The Southern Poverty Law Center reported this in Intelligence Report, its quarterly magazine. Generally, the SPLC reports hate crimes across the country as news briefs, choosing to centerpiece less regional phenomena. The lead in the SPLC brief was “This time, the gunman was black,” which admittedly displays the situation as an unusual one.

That’s because it is, at least according to the FBI’s most recent statistics. Of 9,235 hate crimes committed in 1998, just over 4,000 were committed by whites – more than the number of offenses where the perpetrator’s race was unknown. Blacks came in second, committing 958 such crimes in 1998.

The majority of victims of hate crimes in ’98 were black, totaling 3,663. Jews were second, with 1,235 victims. Coming in third were gay men, at 1,005. Whites fell just under that, accounting for 1,003 victims in 1998.

Those who would seek to deny a federal hate crimes law seem to think such a law would be used to victimize white Christian men, and that a crime against a white man will be judged by lesser standards than a crime against a black man. For now, we won’t point out the death row statistics recently compiled by the Justice Department, pointing to the fact that minorities might not get as fair a shake as us white folks. For now, let’s address that idea for what it is: Just Plain Silly.

First off, not every crime involving differently pigmented attackers and victims is necessarily a hate crime. If a gay Latino beats up a Promise Keeper, he may be the perpetrator of a hate crime – and then again, he may not. Just as if that same Promise Keeper beat up that same gay Latino, it might or might not be a hate crime. It all depends on what the investigators of the crime determine to be the reason behind it.

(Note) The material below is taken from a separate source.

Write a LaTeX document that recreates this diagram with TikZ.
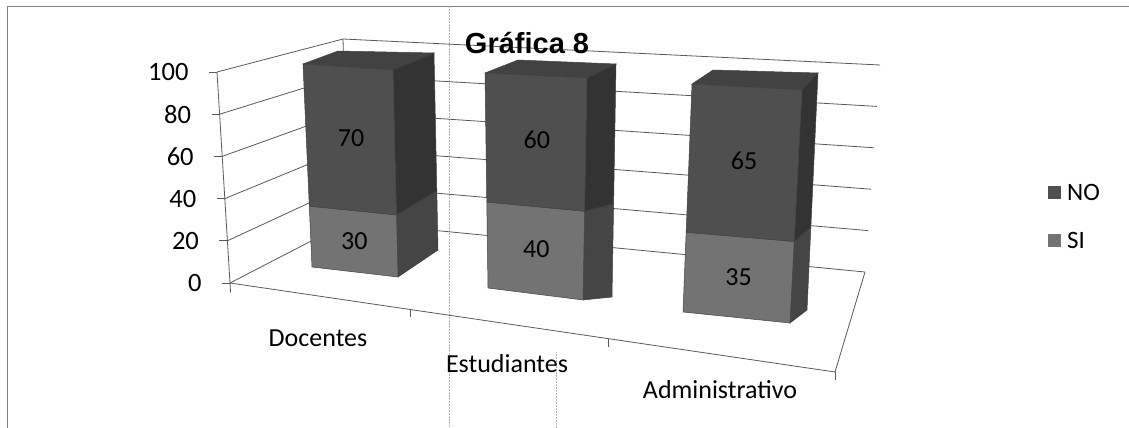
\documentclass[tikz,border=0pt]{standalone}
\usepackage{fontspec}
\setmainfont{Carlito}
\newfontfamily\titlefont{Liberation Sans}
\usetikzlibrary{calc}

\definecolor{nofront}{gray}{0.31}
\definecolor{noside}{gray}{0.20}
\definecolor{notop}{gray}{0.26}
\definecolor{sifront}{gray}{0.45}
\definecolor{siside}{gray}{0.27}
\definecolor{gridgray}{gray}{0.35}

\begin{document}
\begin{tikzpicture}[x=1pt, y=-1pt,
    wall/.style={draw=gridgray, line width=0.8pt},
    face/.style={draw=black!75, line width=0.5pt},
    ylab/.style={anchor=east, font=\fontsize{26.5}{30}\selectfont},
    catlab/.style={font=\fontsize{26}{30}\selectfont},
    datalab/.style={font=\fontsize{26}{28}\selectfont},
    leglab/.style={anchor=west, font=\fontsize{25}{28}\selectfont},
    legbox/.style={fill=#1, minimum size=13pt, inner sep=0pt}]
  \useasboundingbox (0,0) rectangle (1129,428);
  % frame and scan marks
  \draw[black!50, line width=0.8pt] (7,428) -- (7,6) -- (1129,6);
  \draw[black!30, densely dotted, line width=0.5pt] (449,6) -- (449,428);
  \draw[black!30, densely dotted, line width=0.5pt] (556,352) -- (556,428);
  % walls and floor
  \coordinate (flt) at (217,72);
  \coordinate (flb) at (230,283);
  \coordinate (blt) at (343,39);
  \coordinate (blb) at (348,222);
  \coordinate (brt) at (880,65);
  \coordinate (brb) at (865,272);
  \coordinate (frb) at (835,372);
  \draw[wall] (blb) -- (blt);
  \foreach \v/\t in {0/0, 0.2/20, 0.4/40, 0.6/60, 0.8/80, 1/100} {
    \draw[wall] ($(flb)!\v!(flt)$) -- ($(blb)!\v!(blt)$) -- ($(brb)!\v!(brt)$);
    \draw[wall] ($(flb)!\v!(flt)$) -- ++(-8,0);
    \node[ylab] (y\t) at ($(flb)!\v!(flt)+(-25,0)$) {\t};
  }
  \draw[wall] (flt) -- ($(flb)!-0.045!(flt)$);
  \draw[wall] (flb) -- (frb) -- (brb);
  \draw[wall] ($(flb)!0.2975!(frb)$) -- ++(0,8);
  \draw[wall] ($(flb)!0.626!(frb)$) -- ++(0,8);
  \draw[wall] (frb) -- ++(0,8);
  % bars
  \coordinate (b1-tl) at (303,64);
  \coordinate (b1-tr) at (393,70);
  \coordinate (b1-br) at (398,277);
  \coordinate (b1-bl) at (312,267);
  \coordinate (b1-btl) at (338,51);
  \coordinate (b1-btr) at (434,53);
  \coordinate (b1-bbr) at (438,250);
  \coordinate (b2-tl) at (485,73);
  \coordinate (b2-tr) at (587,78);
  \coordinate (b2-br) at (583,300);
  \coordinate (b2-bl) at (488,288);
  \coordinate (b2-btl) at (518,60);
  \coordinate (b2-btr) at (616,64);
  \coordinate (b2-bbr) at (612,297);
  \coordinate (b3-tl) at (692,84);
  \coordinate (b3-tr) at (802,90);
  \coordinate (b3-br) at (790,323);
  \coordinate (b3-bl) at (683,312);
  \coordinate (b3-btl) at (713,70);
  \coordinate (b3-btr) at (818,73);
  \coordinate (b3-bbr) at (807,310);
  \foreach \b/\s/\si/\no in {b1/0.30/30/70, b2/0.40/40/60, b3/0.35/35/65} {
    \coordinate (\b-ml) at ($(\b-bl)!\s!(\b-tl)$);
    \coordinate (\b-mr) at ($(\b-br)!\s!(\b-tr)$);
    \coordinate (\b-mbr) at ($(\b-bbr)!\s!(\b-btr)$);
    \filldraw[face, fill=notop] (\b-tl) -- (\b-tr) -- (\b-btr) -- (\b-btl) -- cycle;
    \filldraw[face, fill=siside] (\b-br) -- (\b-mr) -- (\b-mbr) -- (\b-bbr) -- cycle;
    \filldraw[face, fill=noside] (\b-mr) -- (\b-tr) -- (\b-btr) -- (\b-mbr) -- cycle;
    \filldraw[face, fill=sifront] (\b-bl) -- (\b-br) -- (\b-mr) -- (\b-ml) -- cycle;
    \filldraw[face, fill=nofront] (\b-ml) -- (\b-mr) -- (\b-tr) -- (\b-tl) -- cycle;
    \node[datalab] (\b-si) at ($(\b-bl)!0.5!(\b-mr)$) {\si};
    \node[datalab] (\b-no) at ($(\b-ml)!0.5!(\b-tr)$) {\no};
  }
  % categories
  \node[catlab] (docentes) at (318,338) {Docentes};
  \node[catlab] (estudiantes) at (507,364) {Estudiantes};
  \node[catlab] (administrativo) at (720,390) {Administrativo};
  % title
  \node[font=\titlefont\bfseries\fontsize{29}{32}\selectfont] (titulo) at (527,43) {Gráfica 8};
  % legend
  \node[legbox=nofront] (kno) at (1054,192) {};
  \node[leglab] (lno) at ([xshift=3pt]kno.east) {NO};
  \node[legbox=sifront] (ksi) at (1054,240) {};
  \node[leglab] (lsi) at ([xshift=3pt]ksi.east) {SI};
\end{tikzpicture}
\end{document}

Again: Every crime is not a hate crime, and only a percentage of crimes – probably a small one – has even the potential to be a hate crime. Knocking someone over the head because you want his wallet is quite different from knocking him over the head because he’s different from you.

Inevitably, this will screw up, as every policy is wont to do on a long enough timeline. Inevitably, someone will be charged with a hate crime even if it wasn’t, or vice versa. Nobody said the justice system is perfect, least of all Janet Reno.

And if any of us white men are scared that the wheels of justice will start rolling over our shoes, just look at the facts. Like Reno’s report said, you won’t find many of us on death row. We’re generally not the ones screwed over by poorly picked juries and lackluster defense attorneys and poverty and public sentiment. Believe me, gentlemen. We have nothing to worry about.

And what if that were true? What if, somehow, the paradigm shifted, and federal hate crime laws were aimed unfairly at heterosexual white men? What if we woke up one day and the courts were controlled by bleeding-heart liberals who excoriated whites and lionized blacks?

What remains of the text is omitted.